Non ho mai avuto idoli. Potevamo vedere solo il Tour de France in TV o a volte i Campionati del Mondo; solo molto più tardi abbiamo avuto canali via cavo come Eurosport, quindi non ho potuto guardare abbastanza gare per identificarmi davvero con un corridore e avere un idolo. Inoltre, non provenivo da una grande famiglia di sportivi, era solo un hobby, l'idea che potesse essere qualcosa di più è arrivata solo più tardi.
Mi piace andare in bicicletta ma vincere una gara è qualcosa di veramente speciale, è il momento in cui tutto si realizza.

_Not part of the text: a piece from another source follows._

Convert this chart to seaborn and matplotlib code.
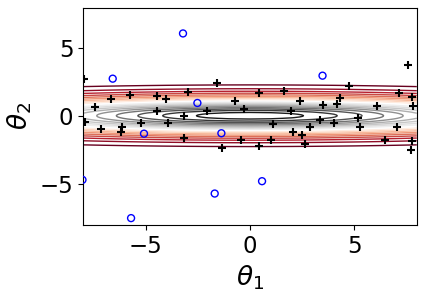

Detto questo, non si può vincere una gara ciclistica senza guidare la propria bici e io amo anche semplicemente pedalare. Mio fratello Tilen ha iniziato a correre nel 2007, al tempo l'allenatore mi disse che ero ancora troppo piccolo per la bici e che dovevo aspettare di crescere un po'. Sei mesi dopo sono entrato nel club Rog Ljubljana, ero ancora un po' troppo piccolo ma ce l'ho fatta e quasi fin dall'inizio ho capito che volevo correre in bicicletta il più a lungo possibile. C'era un piccolo gruppo di ragazzi con cui correvo e mi allenavo, eravamo un gruppo umile, non sognavamo nemmeno di correre il Tour de France. Non è successo per alcuni anni poi, anno dopo anno, diventavo più forte e più veloce e, quando ero al secondo anno di università, sentivo che un giorno avrei potuto partecipare al Tour.
Vado ad ogni gara cercando di vincere. Ok, a volte so di non poter contendere per la vittoria, ad esempio in una tappa in volata o in una gara in cui sono reduce da una fuga, ma di solito faccio solo gare che mi consentono di sfruttare i miei punti di forza. Vado alle corse come unico leader della squadra, quindi devo essere efficiente.